## TASK REQUIREMENTS:
Only the lines from the one containing "Output the Python" through the one containing "counts = [60, 5, 1, 6, 3, 3, 3, 4, 1]" should be output, both ends included and exactly as they appear, minus any pictures.

## MATERIAL PROVIDED:
☆ ☆ ☆ ☆ ☆ ☆ ☆

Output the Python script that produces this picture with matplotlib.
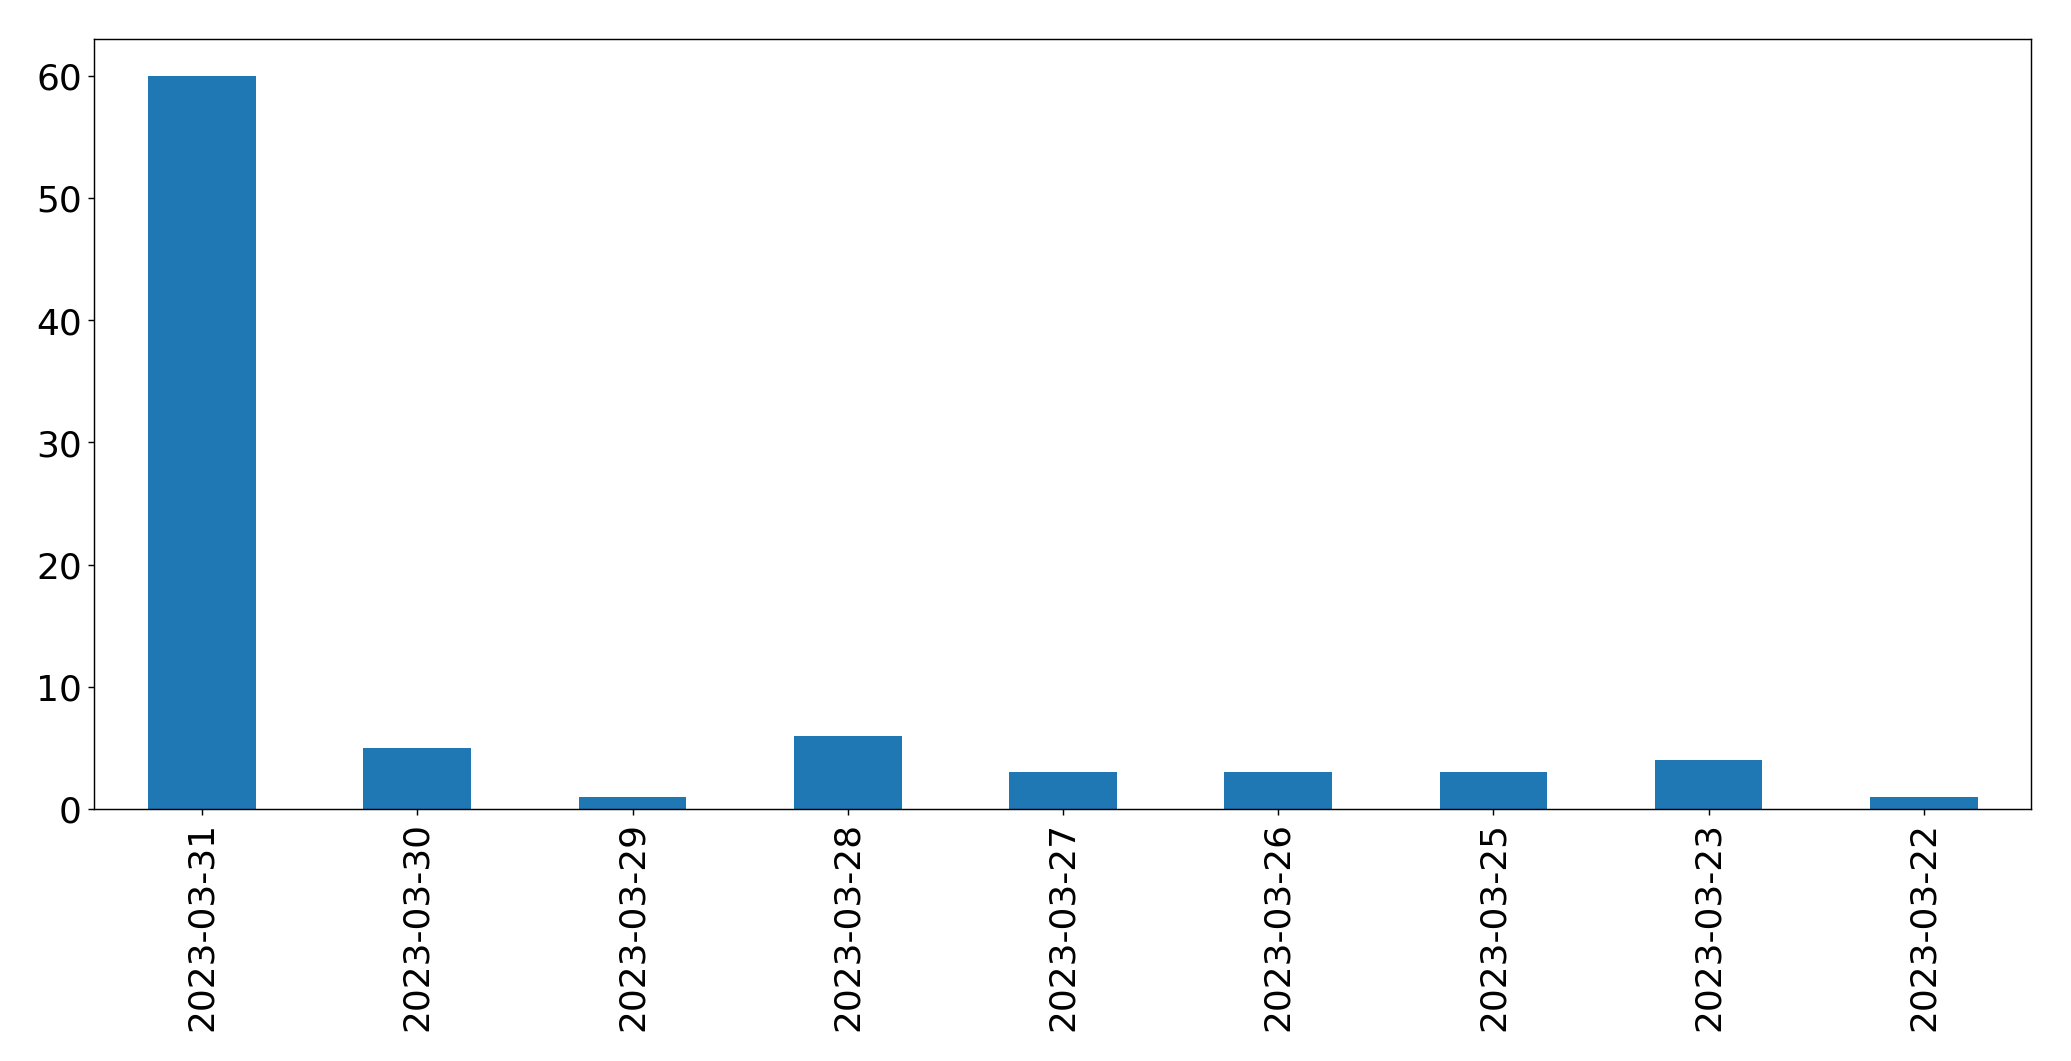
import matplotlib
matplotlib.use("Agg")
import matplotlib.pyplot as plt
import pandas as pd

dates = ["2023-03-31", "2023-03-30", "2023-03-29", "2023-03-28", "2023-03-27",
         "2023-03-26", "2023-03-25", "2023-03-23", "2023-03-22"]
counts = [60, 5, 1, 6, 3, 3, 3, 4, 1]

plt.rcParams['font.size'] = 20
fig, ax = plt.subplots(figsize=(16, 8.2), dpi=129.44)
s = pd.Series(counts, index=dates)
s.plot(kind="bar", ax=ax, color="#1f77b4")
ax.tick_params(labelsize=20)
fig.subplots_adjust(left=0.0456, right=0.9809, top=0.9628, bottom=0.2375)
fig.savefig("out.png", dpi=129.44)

☆ ☆ ☆ ☆ ☆ ☆ ☆

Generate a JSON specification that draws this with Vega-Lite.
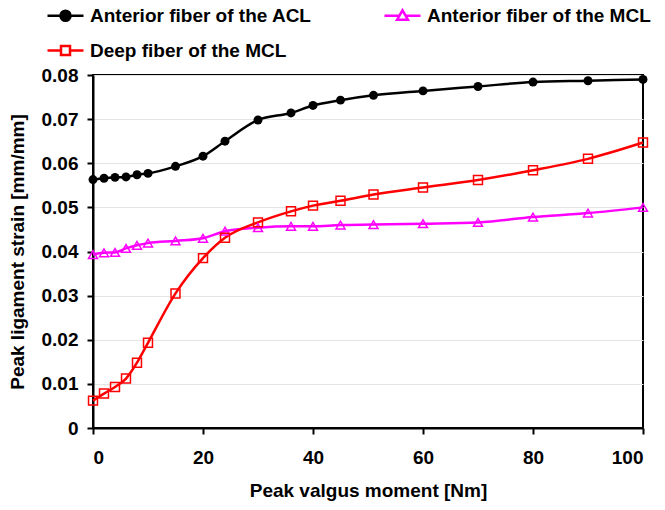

☆ ☆ ☆ ☆ ☆ ☆ ☆

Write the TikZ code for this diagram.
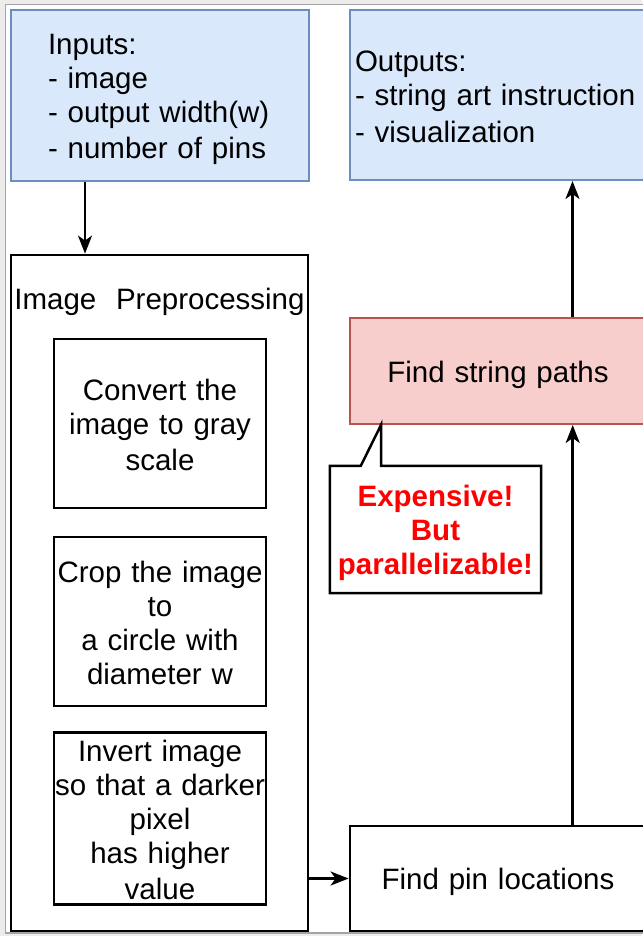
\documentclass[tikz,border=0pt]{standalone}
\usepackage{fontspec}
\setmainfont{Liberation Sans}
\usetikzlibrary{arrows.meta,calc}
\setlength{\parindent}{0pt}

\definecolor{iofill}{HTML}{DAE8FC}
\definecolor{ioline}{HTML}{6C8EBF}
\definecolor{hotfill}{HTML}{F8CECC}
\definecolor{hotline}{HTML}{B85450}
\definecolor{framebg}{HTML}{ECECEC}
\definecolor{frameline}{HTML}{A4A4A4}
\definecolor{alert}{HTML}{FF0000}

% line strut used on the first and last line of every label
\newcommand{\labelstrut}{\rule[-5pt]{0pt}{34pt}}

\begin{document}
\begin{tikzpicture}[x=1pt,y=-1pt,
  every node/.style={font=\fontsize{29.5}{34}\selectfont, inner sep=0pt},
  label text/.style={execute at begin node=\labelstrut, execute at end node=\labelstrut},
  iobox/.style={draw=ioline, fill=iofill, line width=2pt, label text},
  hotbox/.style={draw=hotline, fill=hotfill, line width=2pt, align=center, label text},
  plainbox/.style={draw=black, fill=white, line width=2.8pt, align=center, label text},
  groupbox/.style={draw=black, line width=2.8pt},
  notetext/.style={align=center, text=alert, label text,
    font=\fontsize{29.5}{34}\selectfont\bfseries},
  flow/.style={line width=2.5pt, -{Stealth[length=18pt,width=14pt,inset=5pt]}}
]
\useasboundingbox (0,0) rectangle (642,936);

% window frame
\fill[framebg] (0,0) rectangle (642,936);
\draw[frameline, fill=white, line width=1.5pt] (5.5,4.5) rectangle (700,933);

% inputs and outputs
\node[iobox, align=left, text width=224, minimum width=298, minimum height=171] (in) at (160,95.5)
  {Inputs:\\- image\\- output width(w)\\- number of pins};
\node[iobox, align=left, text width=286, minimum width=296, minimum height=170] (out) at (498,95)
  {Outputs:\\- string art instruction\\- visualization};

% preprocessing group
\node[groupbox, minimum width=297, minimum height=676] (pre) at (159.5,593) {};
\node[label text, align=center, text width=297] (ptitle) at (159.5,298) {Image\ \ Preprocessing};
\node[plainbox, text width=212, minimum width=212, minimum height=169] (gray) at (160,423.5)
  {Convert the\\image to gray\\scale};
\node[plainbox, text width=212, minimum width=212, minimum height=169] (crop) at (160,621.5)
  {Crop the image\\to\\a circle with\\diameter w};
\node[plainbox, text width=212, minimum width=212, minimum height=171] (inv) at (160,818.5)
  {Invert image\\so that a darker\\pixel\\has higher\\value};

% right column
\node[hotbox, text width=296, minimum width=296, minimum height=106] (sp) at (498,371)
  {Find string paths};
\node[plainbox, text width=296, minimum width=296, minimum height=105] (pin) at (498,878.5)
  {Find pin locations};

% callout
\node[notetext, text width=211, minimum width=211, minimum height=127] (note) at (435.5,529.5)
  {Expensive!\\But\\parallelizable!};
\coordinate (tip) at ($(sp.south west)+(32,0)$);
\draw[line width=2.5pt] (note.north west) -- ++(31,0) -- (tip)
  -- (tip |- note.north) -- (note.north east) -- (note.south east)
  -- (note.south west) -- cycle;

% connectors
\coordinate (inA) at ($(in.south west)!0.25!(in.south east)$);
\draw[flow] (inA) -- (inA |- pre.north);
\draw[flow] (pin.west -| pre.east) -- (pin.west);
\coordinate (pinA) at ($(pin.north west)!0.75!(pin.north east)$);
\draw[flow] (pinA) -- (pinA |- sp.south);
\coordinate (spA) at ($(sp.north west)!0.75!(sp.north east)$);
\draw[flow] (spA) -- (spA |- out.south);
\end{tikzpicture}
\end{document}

☆ ☆ ☆ ☆ ☆ ☆ ☆

## PROBLEM SOLUTION:
Output the Python script that produces this picture with matplotlib.
import matplotlib
matplotlib.use("Agg")
import matplotlib.pyplot as plt
import pandas as pd

dates = ["2023-03-31", "2023-03-30", "2023-03-29", "2023-03-28", "2023-03-27",
         "2023-03-26", "2023-03-25", "2023-03-23", "2023-03-22"]
counts = [60, 5, 1, 6, 3, 3, 3, 4, 1]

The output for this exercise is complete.